§ **What is needed**
From the first line of the entries below through the line bearing "diagram shows the", write out each line exactly. Omit pictures.

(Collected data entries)

# # # #

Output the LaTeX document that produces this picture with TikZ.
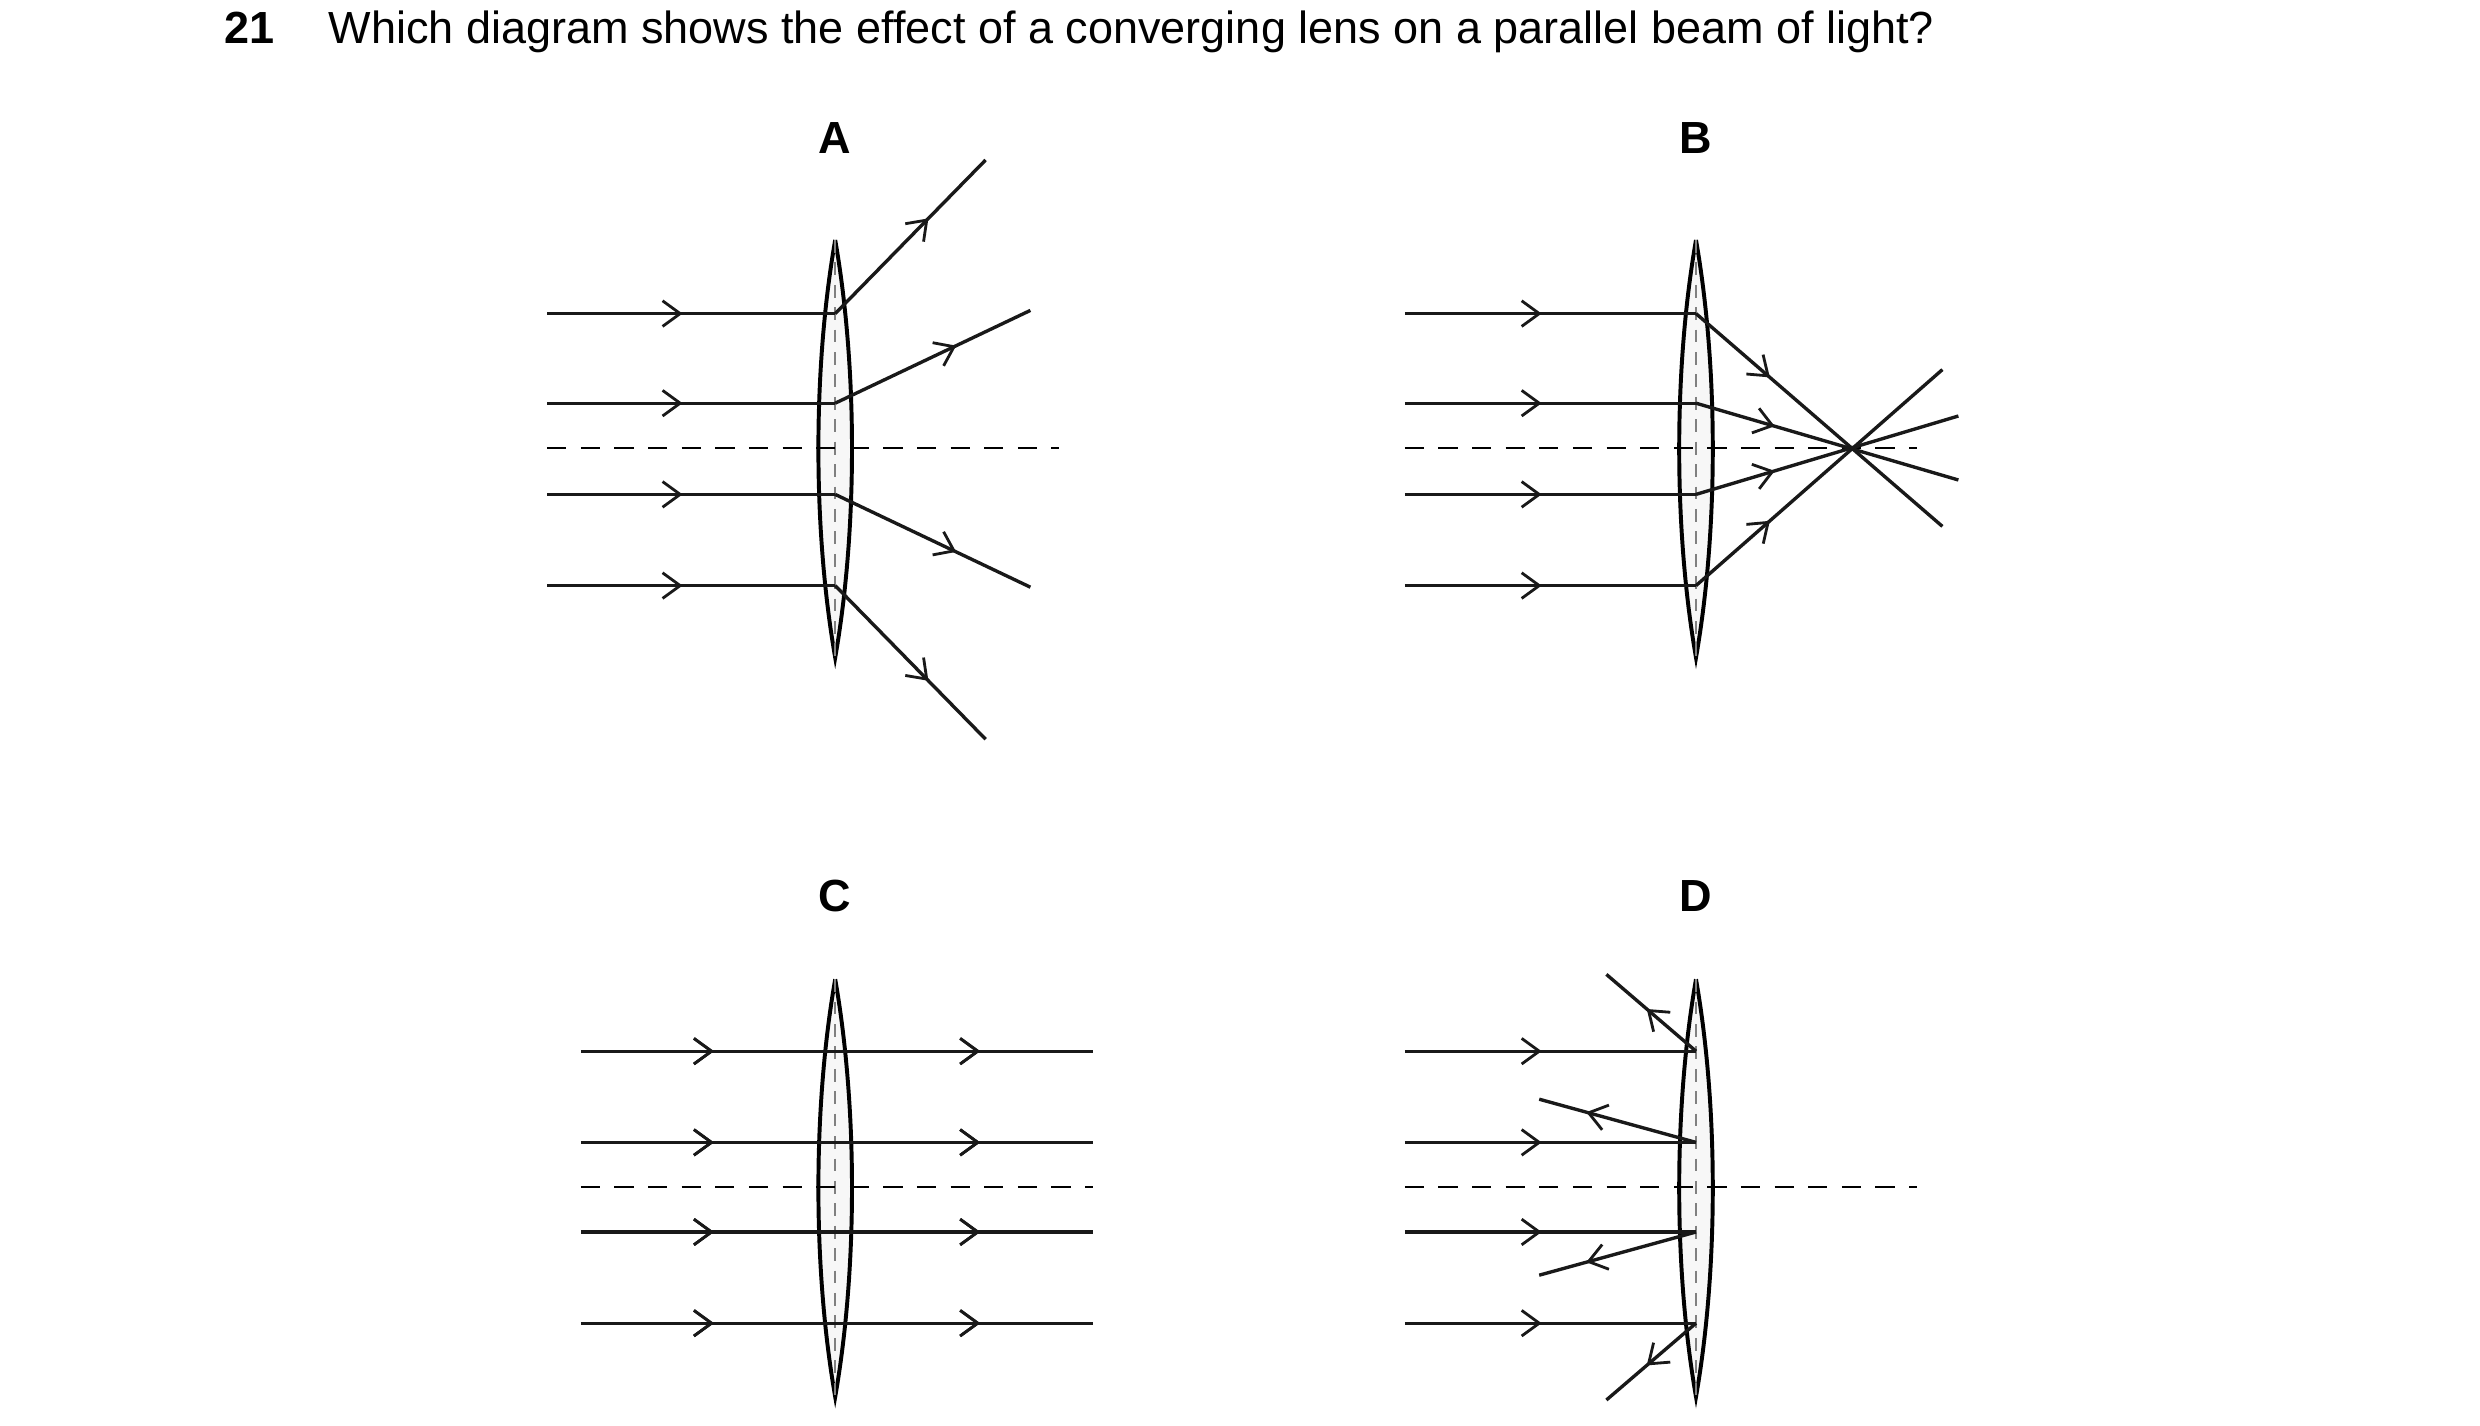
\documentclass[tikz,border=0pt]{standalone}
\usepackage{fontspec}
\setmainfont{Liberation Sans}
\usetikzlibrary{arrows.meta,decorations.markings}

\tikzset{
  ray/.style={line width=0.6pt, draw=black!90},
  mark at/.style={postaction={decorate}, decoration={markings,
      mark=at position #1 with {\arrow{Straight Barb[length=1.1mm,width=1.6mm,line width=0.5pt]}}}},
  axis/.style={line width=0.45pt, dash pattern=on 1.2mm off 0.9mm},
  lens/.style={line width=0.7pt, fill=gray!6},
  lbl/.style={font=\bfseries\fontsize{8}{9}\selectfont}
}

% lens: centre x, top y, bottom y
\newcommand{\lensat}[3]{%
  \draw[lens] (#1,#2) .. controls (#1+14,#2+80) and (#1+14,#3-80) .. (#1,#3)
    .. controls (#1-14,#3-80) and (#1-14,#2+80) .. (#1,#2);
  \draw[gray, line width=0.3pt, dash pattern=on 0.8mm off 0.6mm] (#1,#2) -- (#1,#3);}

\begin{document}
\begin{tikzpicture}[x=0.01cm, y=-0.01cm]
  \useasboundingbox (0,0) rectangle (1550,891);

  % Frage
  \node[anchor=west, font=\fontsize{8}{9}\selectfont] (q) at (128,20)
    {\textbf{21}\hspace{1.2em}Which diagram shows the effect of a converging lens on a parallel beam of light?};

  % A
  \node[lbl] (la) at (522,86) {A};
  \lensat{522}{150}{411}
  \draw[axis] (342,280) -- (662,280);
  \foreach \y in {196,252,309,366}
    \draw[ray, mark at=0.47] (342,\y) -- (522,\y);
  \draw[ray, mark at=0.62] (522,196) -- (616,100);
  \draw[ray, mark at=0.62] (522,252) -- (644,194);
  \draw[ray, mark at=0.62] (522,309) -- (644,367);
  \draw[ray, mark at=0.62] (522,366) -- (616,462);

  % B
  \node[lbl] (lb) at (1060,86) {B};
  \lensat{1060}{150}{411}
  \draw[axis] (878,280) -- (1198,280);
  \foreach \y in {196,252,309,366}
    \draw[ray, mark at=0.47] (878,\y) -- (1060,\y);
  \draw[ray, mark at=0.3] (1060,196) -- (1214,329);
  \draw[ray, mark at=0.3] (1060,252) -- (1224,300);
  \draw[ray, mark at=0.3] (1060,309) -- (1224,260);
  \draw[ray, mark at=0.3] (1060,366) -- (1214,231);

  % C
  \node[lbl] (lc) at (522,560) {C};
  \lensat{522}{612}{873}
  \draw[axis] (363,742) -- (683,742);
  \foreach \y in {657,714,770,827}
    \draw[ray, mark at=0.26, mark at=0.78] (363,\y) -- (683,\y);

  % D
  \node[lbl] (ld) at (1060,560) {D};
  \lensat{1060}{612}{873}
  \draw[axis] (878,742) -- (1198,742);
  \foreach \y in {657,714,770,827}
    \draw[ray, mark at=0.47] (878,\y) -- (1060,\y);
  \draw[ray, mark at=0.55] (1060,657) -- (1004,609);
  \draw[ray, mark at=0.7] (1060,714) -- (962,687);
  \draw[ray, mark at=0.7] (1060,770) -- (962,797);
  \draw[ray, mark at=0.55] (1060,827) -- (1004,875);
\end{tikzpicture}
\end{document}
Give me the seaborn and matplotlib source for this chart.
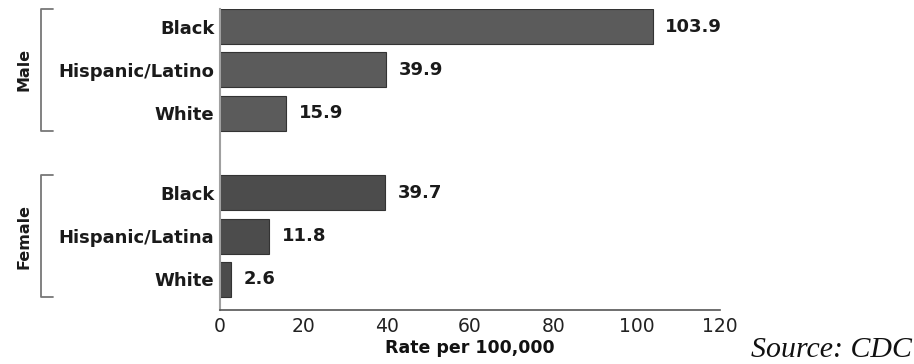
import matplotlib
matplotlib.use("Agg")
import matplotlib.pyplot as plt
import matplotlib.transforms as mtransforms
import seaborn as sns
import pandas as pd
import numpy as np

# ---- data ----
groups = ["Male", "Female"]
male_races = ["Black", "Hispanic/Latino", "White"]
female_races = ["Black", "Hispanic/Latina", "White"]
male_rates = [103.9, 39.9, 15.9]
female_rates = [39.7, 11.8, 2.6]
x_ticks = [0, 20, 40, 60, 80, 100, 120]
x_label = "Rate per 100,000"
source_text = "Source: CDC"

sns.set_theme(style="white")
plt.rcParams["font.family"] = ["DejaVu Sans"]

# layout positions (computed, not data)
group_gap = 3.84
rows = []
for gi, (g, races, rates) in enumerate([("Male", male_races, male_rates),
                                        ("Female", female_races, female_rates)]):
    for ri, (r, v) in enumerate(zip(races, rates)):
        rows.append({"group": g, "race": r, "rate": v, "pos": gi * group_gap + ri})
df = pd.DataFrame(rows)

fig = plt.figure(figsize=(9.14, 3.64), dpi=100)
ax = fig.add_axes([220 / 914, 1 - 310 / 364, 500 / 914, (310 - 9) / 364])

sns.barplot(data=df, x="rate", y="pos", hue="group", orient="h", native_scale=True,
            dodge=False, width=0.81, palette={"Male": "#5b5b5b", "Female": "#4c4c4c"},
            edgecolor="#333333", linewidth=0.8, legend=False, ax=ax)

ax.set_xlim(0, 120)
ax.set_ylim(df["pos"].max() + 0.405 + 0.3, -0.405)
ax.set_xticks(x_ticks)
ax.set_xticklabels([str(t) for t in x_ticks], fontsize=13.5, color="#222222")
ax.set_yticks(df["pos"])
ax.set_yticklabels(df["race"], fontsize=13, fontweight="bold", color="#1a1a1a")
ax.tick_params(axis="y", length=0, pad=4)
ax.tick_params(axis="x", direction="in", length=6, width=1, color="#555555", pad=5)
for s in ["top", "right"]:
    ax.spines[s].set_visible(False)
ax.spines["left"].set_color("#a0a0a0")
ax.spines["left"].set_linewidth(1.5)
ax.spines["bottom"].set_color("#555555")
ax.spines["bottom"].set_linewidth(1.2)
ax.set_ylabel("")
ax.set_xlabel(x_label, fontsize=12.5, fontweight="bold", color="#111111", labelpad=2)

for cont in ax.containers:
    ax.bar_label(cont, labels=[f"{v:.1f}" for v in cont.datavalues], padding=9,
                 fontsize=13, fontweight="bold", color="#1a1a1a")

# group brackets
trans = mtransforms.blended_transform_factory(fig.transFigure, ax.transData)
bx0, bx1 = 41 / 914, 53 / 914
for g in groups:
    sub = df[df["group"] == g]
    top = sub["pos"].min() - 0.405
    bot = sub["pos"].max() + 0.405
    ax.plot([bx1, bx0, bx0, bx1], [top, top, bot, bot], transform=trans,
            color="#777777", lw=1.3, clip_on=False)
    ax.text(24 / 914, (top + bot) / 2, g, transform=trans, rotation=90,
            ha="center", va="center", fontsize=11.5, fontweight="bold", color="#1a1a1a")

fig.text(912 / 914, 7 / 364, source_text, ha="right", va="baseline",
         fontsize=21.5, fontstyle="italic", family="Liberation Serif", color="#111111")

fig.savefig("out.png", dpi=100)
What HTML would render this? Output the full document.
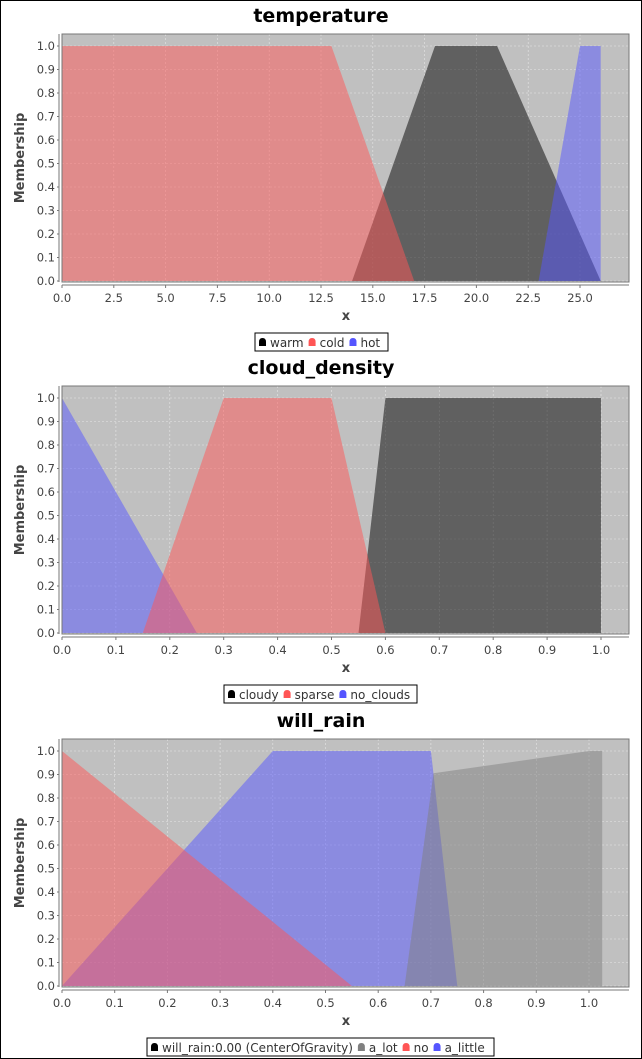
<!DOCTYPE html>
<html><head><meta charset="utf-8">
<style>
body{margin:0;background:#fff;}
svg{display:block;font-family:"DejaVu Sans","Liberation Sans",sans-serif;}
</style></head>
<body>
<svg id="c" width="642" height="1059" viewBox="0 0 642 1059" xmlns="http://www.w3.org/2000/svg">
<rect x="0.5" y="0.5" width="641" height="1058" fill="#fff" stroke="#000"/>
</svg>
<script>
// ---- data ----
const tempTicks = [0,2.5,5,7.5,10,12.5,15,17.5,20,22.5,25];
const tempTickLabels = ["0.0","2.5","5.0","7.5","10.0","12.5","15.0","17.5","20.0","22.5","25.0"];
const tempWarmX = [14,18,21,26]; const tempWarmY = [0,1,1,0];
const tempColdX = [0,0,13,17];   const tempColdY = [0,1,1,0];
const tempHotX = [23,25,26,26];  const tempHotY = [0,1,1,0];
const cloudTicks = [0,0.1,0.2,0.3,0.4,0.5,0.6,0.7,0.8,0.9,1.0];
const cloudTickLabels = ["0.0","0.1","0.2","0.3","0.4","0.5","0.6","0.7","0.8","0.9","1.0"];
const cloudCloudyX = [0.55,0.6,1,1]; const cloudCloudyY = [0,1,1,0];
const cloudSparseX = [0.15,0.3,0.5,0.6]; const cloudSparseY = [0,1,1,0];
const cloudNoX = [0,0,0.25]; const cloudNoY = [0,1,0];
const rainTicks = [0,0.1,0.2,0.3,0.4,0.5,0.6,0.7,0.8,0.9,1.0];
const rainTickLabels = ["0.0","0.1","0.2","0.3","0.4","0.5","0.6","0.7","0.8","0.9","1.0"];
const rainLotX = [0.65,0.705,1.0,1.025,1.025]; const rainLotY = [0,0.905,1,1,0];
const rainNoX = [0,0,0.55]; const rainNoY = [0,1,0];
const rainLittleX = [0,0.4,0.7,0.75]; const rainLittleY = [0,1,1,0];
const yTicks = [0,0.1,0.2,0.3,0.4,0.5,0.6,0.7,0.8,0.9,1.0];
const yTickLabels = ["0.0","0.1","0.2","0.3","0.4","0.5","0.6","0.7","0.8","0.9","1.0"];

const NS="http://www.w3.org/2000/svg";
const svg=document.getElementById('c');
function mk(tag,attrs,parent,text){const e=document.createElementNS(NS,tag);for(const k in attrs)e.setAttribute(k,attrs[k]);if(text!==undefined)e.textContent=text;(parent||svg).appendChild(e);return e;}

function chart(cfg){
  const g=mk('g',{});
  
  
  const L=62,R=629,T=cfg.top,B=cfg.top+248;
  const y0=B-1;
  const sy=v=>y0-(y0-(T+12))*v;
  const sx=v=>L+(cfg.x1px-L)*v/cfg.xUnit;
  const t=mk('text',{x:321,y:T-12,'text-anchor':'middle','font-size':'19','font-weight':'bold',fill:'#000'},g,cfg.title);
  
  
  const bg=mk('rect',{x:L,y:T,width:R-L,height:B-T,fill:'#c0c0c0'},g);
  
  
  cfg.ticks.forEach(v=>{mk('line',{x1:sx(v),x2:sx(v),y1:T,y2:B,stroke:'#e6e6e6','stroke-width':0.6,'stroke-dasharray':'2,2'},g);});
  yTicks.forEach(v=>{mk('line',{x1:L,x2:R,y1:sy(v),y2:sy(v),stroke:'#e6e6e6','stroke-width':0.6,'stroke-dasharray':'2,2'},g);});
  cfg.series.forEach(s=>{
    const pts=s.xs.map((x,i)=>sx(x).toFixed(1)+','+sy(s.ys[i]).toFixed(1)).join(' ');
    const p=mk('polygon',{points:pts,fill:s.color,'fill-opacity':0.5},g);
    
    
  });
  mk('rect',{x:L,y:T,width:R-L,height:B-T,fill:'none',stroke:'#777'},g);
  mk('line',{x1:L-3,x2:L-3,y1:T,y2:B,stroke:'#777'},g);
  mk('line',{x1:L,x2:R,y1:B+3,y2:B+3,stroke:'#777'},g);
  yTicks.forEach((v,i)=>{mk('line',{x1:L-5,x2:L-3,y1:sy(v),y2:sy(v),stroke:'#777'},g);
    const tl=mk('text',{x:L-7,y:sy(v)+4,'text-anchor':'end','font-size':'11.5',fill:'#444'},g,yTickLabels[i]);
    
    });
  cfg.ticks.forEach((v,i)=>{mk('line',{x1:sx(v),x2:sx(v),y1:B+3,y2:B+6,stroke:'#777'},g);
    const tl=mk('text',{x:sx(v),y:B+20,'text-anchor':'middle','font-size':'11.5',fill:'#444'},g,cfg.tickLabels[i]);
    
    });
  const yl=mk('text',{x:0,y:0,transform:`translate(24,${(T+B)/2}) rotate(-90)`,'text-anchor':'middle','font-size':'13','font-weight':'bold',fill:'#444'},g,'Membership');
  
  
  const xl=mk('text',{x:346,y:B+38,'text-anchor':'middle','font-size':'13','font-weight':'bold',fill:'#444'},g,'x');
  
  
  const lg=mk('g',{},g);
  
  
  mk('rect',{x:cfg.lx,y:B+51,width:cfg.lw,height:18,fill:'#fff',stroke:'#000'},lg);
  let x=cfg.lx+4;
  cfg.legend.forEach(e=>{
    const eg=mk('g',{},lg);
    
    
    mk('path',{d:`M${x},${B+64} L${x},${B+60} Q${x},${B+56} ${x+3.5},${B+56} Q${x+7},${B+56} ${x+7},${B+60} L${x+7},${B+64} Z`,fill:e.color},eg);
    const tt=mk('text',{x:x+11,y:B+65,'font-size':'12',fill:'#333'},eg,e.label);
    x+=11+tt.getComputedTextLength()+5;
  });
}

chart({name:'temperature',title:'temperature',top:34,x1px:580,xUnit:25,ticks:tempTicks,tickLabels:tempTickLabels,
  series:[{label:'warm',xs:tempWarmX,ys:tempWarmY,color:'#000'},{label:'hot',xs:tempHotX,ys:tempHotY,color:'#5555ff'},{label:'cold',xs:tempColdX,ys:tempColdY,color:'#ff5555'}],
  lx:255,lw:133,legend:[{label:'warm',color:'#000'},{label:'cold',color:'#ff5555'},{label:'hot',color:'#5555ff'}]});
chart({name:'cloud-density',title:'cloud_density',top:386,x1px:601,xUnit:1,ticks:cloudTicks,tickLabels:cloudTickLabels,
  series:[{label:'cloudy',xs:cloudCloudyX,ys:cloudCloudyY,color:'#000'},{label:'no_clouds',xs:cloudNoX,ys:cloudNoY,color:'#5555ff'},{label:'sparse',xs:cloudSparseX,ys:cloudSparseY,color:'#ff5555'}],
  lx:224,lw:193,legend:[{label:'cloudy',color:'#000'},{label:'sparse',color:'#ff5555'},{label:'no_clouds',color:'#5555ff'}]});
chart({name:'will-rain',title:'will_rain',top:739,x1px:589,xUnit:1,ticks:rainTicks,tickLabels:rainTickLabels,
  series:[{label:'a_little',xs:rainLittleX,ys:rainLittleY,color:'#5555ff'},{label:'no',xs:rainNoX,ys:rainNoY,color:'#ff5555'},{label:'a_lot',xs:rainLotX,ys:rainLotY,color:'#808080'}],
  lx:147,lw:347,legend:[{label:'will_rain:0.00 (CenterOfGravity)',color:'#000'},{label:'a_lot',color:'#808080'},{label:'no',color:'#ff5555'},{label:'a_little',color:'#5555ff'}]});
</script>
</body></html>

# # # #

§ **Answer to this task**
Output the LaTeX document that produces this picture with TikZ.
\documentclass[tikz,border=0pt]{standalone}
\usepackage{fontspec}
\setmainfont{Liberation Sans}
\usetikzlibrary{arrows.meta,decorations.markings}

\tikzset{
  ray/.style={line width=0.6pt, draw=black!90},
  mark at/.style={postaction={decorate}, decoration={markings,
      mark=at position #1 with {\arrow{Straight Barb[length=1.1mm,width=1.6mm,line width=0.5pt]}}}},
  axis/.style={line width=0.45pt, dash pattern=on 1.2mm off 0.9mm},
  lens/.style={line width=0.7pt, fill=gray!6},
  lbl/.style={font=\bfseries\fontsize{8}{9}\selectfont}
}

% lens: centre x, top y, bottom y
\newcommand{\lensat}[3]{%
  \draw[lens] (#1,#2) .. controls (#1+14,#2+80) and (#1+14,#3-80) .. (#1,#3)
    .. controls (#1-14,#3-80) and (#1-14,#2+80) .. (#1,#2);
  \draw[gray, line width=0.3pt, dash pattern=on 0.8mm off 0.6mm] (#1,#2) -- (#1,#3);}

\begin{document}
\begin{tikzpicture}[x=0.01cm, y=-0.01cm]
  \useasboundingbox (0,0) rectangle (1550,891);

  % Frage
  \node[anchor=west, font=\fontsize{8}{9}\selectfont] (q) at (128,20)
    {\textbf{21}\hspace{1.2em}Which diagram shows the effect of a converging lens on a parallel beam of light?};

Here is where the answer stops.